The Saloon led on to the final room on the first floor, the State Bedroom. “This bedroom was one of the last rooms William John turned his attention to when remodelling the house in the mid-1800s. The space is dominated by the walnut, holly and sycamore half tester bedstead. Designed by William John and commissioned in the early 1850s, it is carved with a relief with Venus, Cupid and Putti on the headboard, surmounted by a winged figure of Motherhood, and a figure of Silence flanked by Angels on the foot-end. William John's designs also incorporated the Bankes' coat of arms, a tortoise and a number of bats. The bed was unfinished at the time of William John's death in 1855, and his brother, George Bankes finally agreed that the bed would be paid for at a reduced price in its incomplete state.”
The second floor and its bedrooms were closed during our visit due to a staff shortage so we headed downstairs to find that one of the rooms had been turned into an exhibition of Egyptian artefacts.
Once we had found our way outside we headed towards the gardens. We walked round the edge of the house and through a door in the wall into the Victorian Fernery, a welcome relief from the sun. We walked along the blue and white border which was not yet at its peak and as we looked back the view of the house was framed by a cedar of Lebanon.

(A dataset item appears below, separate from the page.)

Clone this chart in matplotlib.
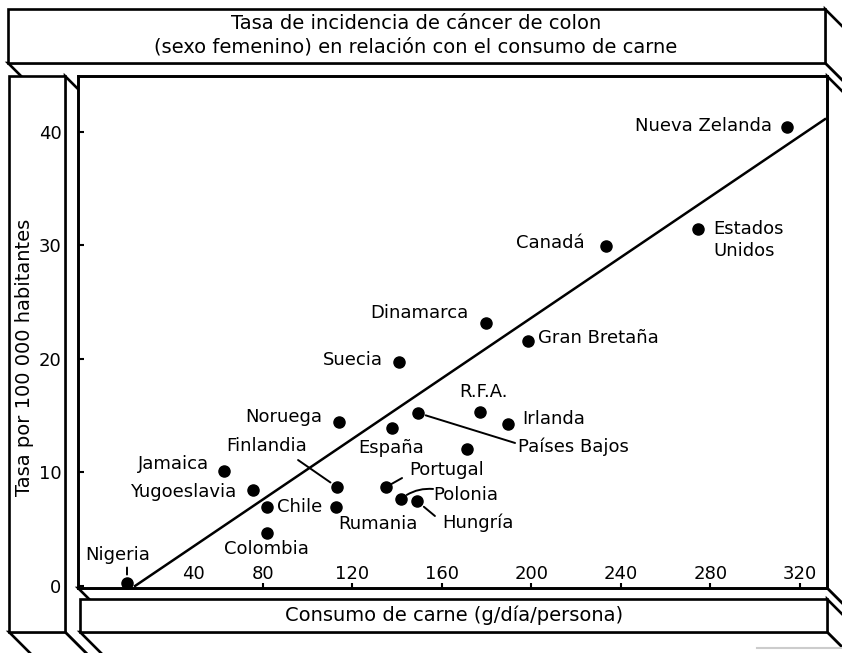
import matplotlib.pyplot as plt
from matplotlib.patches import Polygon
from matplotlib.transforms import ScaledTranslation

# Values
countries = ["Nigeria", "Jamaica", "Yugoeslavia", "Chile", "Colombia", "Noruega",
             "Finlandia", "Rumania", "España", "Países Bajos", "Portugal", "Polonia",
             "Hungría", "R.F.A.", "Irlanda", "", "Suecia", "Dinamarca", "Gran Bretaña",
             "Canadá", "Estados\nUnidos", "Nueva Zelanda"]
meat = [19.2, 62.6, 75.5, 81.8, 81.8, 114.0, 113.1, 112.6, 137.7, 149.3, 135.0, 141.7,
        148.8, 177.0, 189.5, 171.2, 140.8, 179.7, 198.4, 233.3, 274.4, 314.2]
rate = [0.3, 10.1, 8.45, 6.95, 4.67, 14.44, 8.71, 6.95, 13.9, 15.23, 8.71, 7.66,
        7.48, 15.32, 14.26, 12.06, 19.72, 23.15, 21.57, 29.93, 31.43, 40.4]
trend_x = [22.8, 331.2]
trend_y = [0.0, 41.1]
x_ticks = [40, 80, 120, 160, 200, 240, 280, 320]
y_ticks = [0, 10, 20, 30, 40]

title = "Tasa de incidencia de cáncer de colon\n(sexo femenino) en relación con el consumo de carne"
xlabel = "Consumo de carne (g/día/persona)"
ylabel = "Tasa por 100 000 habitantes"

# label placement: offset from the dot in pixels (y up) and alignment
label_pos = {
    "Nigeria": (-9, 28, "center"), "Jamaica": (-15, 7, "right"),
    "Yugoeslavia": (-17, -2, "right"), "Chile": (10, 0, "left"),
    "Colombia": (-1, -16, "center"), "Noruega": (-17, 5, "right"),
    "Finlandia": (-70, 41, "center"), "Rumania": (42, -17, "center"),
    "España": (-1, -20, "center"), "Países Bajos": (100, -34, "left"),
    "Portugal": (23, 17, "left"), "Polonia": (32, 4, "left"),
    "Hungría": (25, -22, "left"), "R.F.A.": (3, 20, "center"),
    "Irlanda": (14, 5, "left"), "Suecia": (-16, 2, "right"),
    "Dinamarca": (-18, 10, "right"), "Gran Bretaña": (10, 3, "left"),
    "Canadá": (-21, 3, "right"), "Estados\nUnidos": (15, -11, "left"),
    "Nueva Zelanda": (-15, 1, "right"),
}
# leader lines: far end offset (px), gap at the dot (px), curvature
leaders = {
    "Nigeria": (0, 15, 8, 0), "Finlandia": (-39, 27, 8, 0),
    "Países Bajos": (97, -30, 8, 0), "Portugal": (16, 9, 5, 0),
    "Polonia": (32, 10, 7, 0.2), "Hungría": (18, -15, 9, 0),
}

W, H = 842, 653
fig = plt.figure(figsize=(W / 100, H / 100), dpi=100)

# background layer in pixel coords for the box drawing
bg = fig.add_axes([0, 0, 1, 1], zorder=-1)
bg.set_xlim(0, W)
bg.set_ylim(H, 0)
bg.axis("off")


def slab(x0, y0, x1, y1, d=40):
    kw = dict(fc="white", ec="black", lw=1.9, joinstyle="miter")
    bg.add_patch(Polygon([(x1, y0), (x1 + d, y0 + d), (x1 + d, y1 + d), (x1, y1)], **kw))
    bg.add_patch(Polygon([(x0, y1), (x1, y1), (x1 + d, y1 + d), (x0 + d, y1 + d)], **kw))
    bg.add_patch(Polygon([(x0, y0), (x1, y0), (x1, y1), (x0, y1)], **kw))


slab(8, 9, 825, 63)
slab(9, 76, 65, 632)
slab(78, 76, 827, 588)
slab(80, 599, 827, 632)
bg.plot([757, 842], [648, 648], color="#cccccc", lw=1.5)

ax = fig.add_axes([78 / W, 1 - 588 / H, (827 - 78) / W, (588 - 76) / H])
ax.patch.set_visible(False)
for s in ax.spines.values():
    s.set_linewidth(1.9)
ax.set_xlim(-2.7, 332.1)
ax.set_ylim(-0.18, 44.9)
ax.set_xticks(x_ticks)
ax.set_yticks(y_ticks)
ax.tick_params(axis="x", direction="in", length=3.5, width=1.5, pad=-16.5, labelsize=13)
ax.tick_params(axis="y", direction="in", length=4, width=1.5, pad=12, labelsize=13)
t0 = ax.xaxis.get_major_ticks()[0]
t0.tick1line.set_visible(False)
t0.label1.set_transform(t0.label1.get_transform()
                        + ScaledTranslation(19.5 / 100, 0, fig.dpi_scale_trans))

ax.plot(trend_x, trend_y, color="black", lw=1.8)
ax.plot(meat, rate, "o", ms=8, color="black", clip_on=False, zorder=3)

for name, x, y in zip(countries, meat, rate):
    if not name:
        continue
    dx, dy, ha = label_pos[name]
    ax.annotate(name, (x, y), xytext=(dx, dy), textcoords="offset pixels",
                ha=ha, va="center", fontsize=13, linespacing=1.3)

for name, (dx, dy, gap, rad) in leaders.items():
    i = countries.index(name)
    ax.annotate("", (meat[i], rate[i]), xytext=(dx, dy), textcoords="offset pixels",
                arrowprops=dict(arrowstyle="-", lw=1.4, color="black", shrinkA=0,
                                shrinkB=gap * 0.72,
                                connectionstyle=f"arc3,rad={rad}"))

fig.text(416 / W, 1 - 35 / H, title, ha="center", va="center", fontsize=14,
         linespacing=1.3)
ax.set_xlabel(xlabel, fontsize=14, va="center")
ax.xaxis.set_label_coords((454 - 78) / 749, (588 - 615) / 512)
ax.set_ylabel(ylabel, fontsize=14, va="center")
ax.yaxis.set_label_coords((25 - 78) / 749, (588 - 357) / 512)

fig.savefig("out.png", dpi=100)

On our left was the Lime Walk but we chose to continue forwards to the Japanese Gardens. As we were exploring a rumble of thunder warned us of impending rain and so we returned to the house to take refuge in the safety of the bookshop. No treasure was to be found that day but we were rewarded with one more magical sight as we headed back towards Wiltshire, a beech avenue that felt as if it went on for miles, and one could only imagine that if it was such a beautiful sight now in early summer then it must be beyond all description in the autumn.